The challenges of confined spaces within wind turbines is widely recognized by regulatory agencies, manufacturers and trade associations alike. The simple utility of scale alone presents hazards and challenges when working inside these structures.
Compliance under OSHA or OHSA (Canada) involve permit requirements to managerially assist in the necessary controls for exposure to hazards through isolation, elimination or control procedures. This training course caters specifically to the confined space entry and rescue requirements for operating in both permit-required and restricted space. When available the training will cover the written site-specific confined space entry program, turbine specific hazard assessments, entry permits and safe work procedures.
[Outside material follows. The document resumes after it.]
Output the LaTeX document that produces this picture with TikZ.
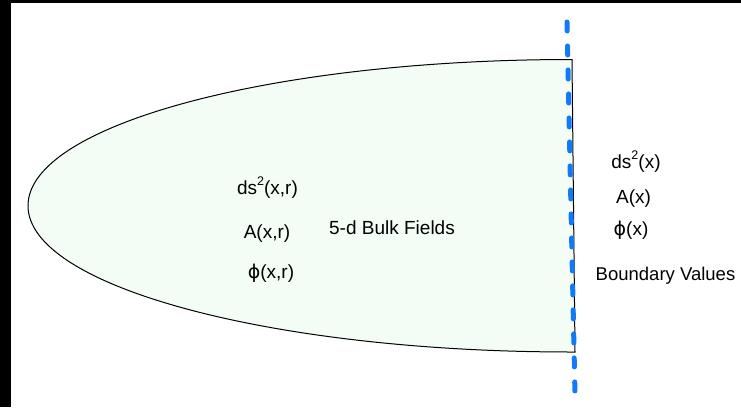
\documentclass[tikz,border=0pt]{standalone}
\usepackage{fontspec}
\setmainfont{Liberation Sans}
\newfontfamily\phifont{DejaVu Sans}
\definecolor{bulkfill}{RGB}{243,253,245}
\definecolor{bdryblue}{RGB}{18,122,246}
\newcommand{\sqr}{\raisebox{0.45em}{\fontsize{12.5}{12.5}\selectfont 2}}
\newcommand{\vphi}{{\phifont ϕ}}
\begin{document}
\begin{tikzpicture}[x=1pt,y=-1pt,
  lbl/.style={anchor=base,inner sep=0pt,font=\fontsize{19}{21}\selectfont},
  bulk/.style={draw=black,line width=1pt,fill=bulkfill},
  bdry/.style={draw=bdryblue,line width=5pt,line cap=round,dash pattern=on 9pt off 15pt}]
\useasboundingbox (0,0) rectangle (741,407);
\fill[white] (0,0) rectangle (741,407);
\fill[black] (0,0) rectangle (741,3);
\fill[black] (0,0) rectangle (11,407);
% bulk region: half ellipse
\coordinate (top) at (572,59.5);
\coordinate (bot) at (575,352);
\draw[bulk] (top) arc[start angle=90,end angle=270,x radius=544pt,y radius=146.25pt] -- (bot) -- cycle;
% boundary
\coordinate (b1) at (567,22);
\coordinate (b2) at (575,395);
\draw[bdry] (b1) -- (b2);
% bulk labels
\node[lbl] (ds) at (267.5,194) {ds\sqr(x,r)};
\node[lbl] (A) at (267,238) {A(x,r)};
\node[lbl] (phi) at (271,278) {\vphi(x,r)};
\node[lbl] (bf) at (392,234) {5-d Bulk Fields};
% boundary labels
\node[lbl] (dsb) at (636,168) {ds\sqr(x)};
\node[lbl] (Ab) at (633.5,203) {A(x)};
\node[lbl] (phib) at (631,235) {\vphi(x)};
\node[lbl,font=\fontsize{18.5}{20}\selectfont] (bv) at (665.5,280) {Boundary Values};
\end{tikzpicture}
\end{document}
Scenario-Based Training: The exercises presented in this course are a combination of classroom discussion and demonstration scenarios, major equipment application scenarios done in controlled surroundings, and advanced skill application scenarios performed at height in identified confined or restricted spaces a of wind turbines. Each scenario evaluates site safety and personal safety considerations, with a detailed assessment of persons operating within confined space entry teams or performing the skills needed as a member of a confined space rescue team.
Rescue scenarios from blade entry, hub & nose cone entry, basement entry and in some cases a nacelle restriction will be practiced to proficiency.
|Prerequisites||WE1002 or equivalent work at height safety training|
|Duration of Training||16 hours|
|Duration of Refresher||16 hours|
|Training Compliance||OSHA 1926 Subpart M|
|ANSI Z359 Standards|
Define a confined space, types of confined space permits, and the roles and responsibilities to enter a confined space.
- Navigate confined space procedures and documentation.
- Identify the operation and care of confined space equipment and demonstrate practical entry skills.
- Demonstrate operation and care of confined space entrance and rescue equipment through the performance of practice rescues.
Course Duration Breakdown:
Day 1 – Classroom
- Registration, introduction, appeals process, under pinning knowledge
- OSHA compliance requirements overview
- Site specific written confined space entry program requirements (when available)
- Hazard assessment review for make and model of turbines on site
- Management of confined space entry hazards
- Selection and correct use of appropriate PPE
- Discussion of chemical exposures and air purifying respirators used on site
- Roles and responsibilities for entry
- LOTO requirements
- Gas monitor operation workshop
- Ventilation system workshop
- Permit entry procedures
- Practice entries into actual or simulated spaces
Day 2 – Practical
- Organization and command of a confined space rescue team
- Rescue preplanning
- Patient packaging and extrication workshop
- Self-rescue scenario
- Non-entry rescue retrieval scenario
- Entry rescue training scenarios
- Written test
Student training manual
Certificate of completion, wallet card, and helmet certification sticker
All ENSA North America practical training exercises are implemented under a “Skills Based Evolution Process” which the student experiences as a layering approach, whereby a basic foundation is established, and through reaffirmation and confirmation, additional practical skills are applied to effectively demonstrate and apply through hands-on experiences the complexities of work and rescue at height, achieving success through confidence by all who participate.
Reaffirmation through testing is applied with the addition of correction to 100%. This unique philosophy in learning ensures all incorrectly answered test questions are tabled under whole group discussion to ensure maximum retention and understanding by all students.
All training programs are structured upon a pass or fail determination criteria and are in accordance with ANSI Z490.1 – 2016 Criteria for accepted practices in safety, health, and environmental training and under ENSA’s ISO 9001-certified quality management system.
Note: Students must be medically and physically fit with a desire to work at heights. The training environment may require the use of specialized access methods such as those employed within suspension and rope access practices. These practices may be utilized as effective safety tools within the delivery of this program. They are not to be considered trained upon within this program.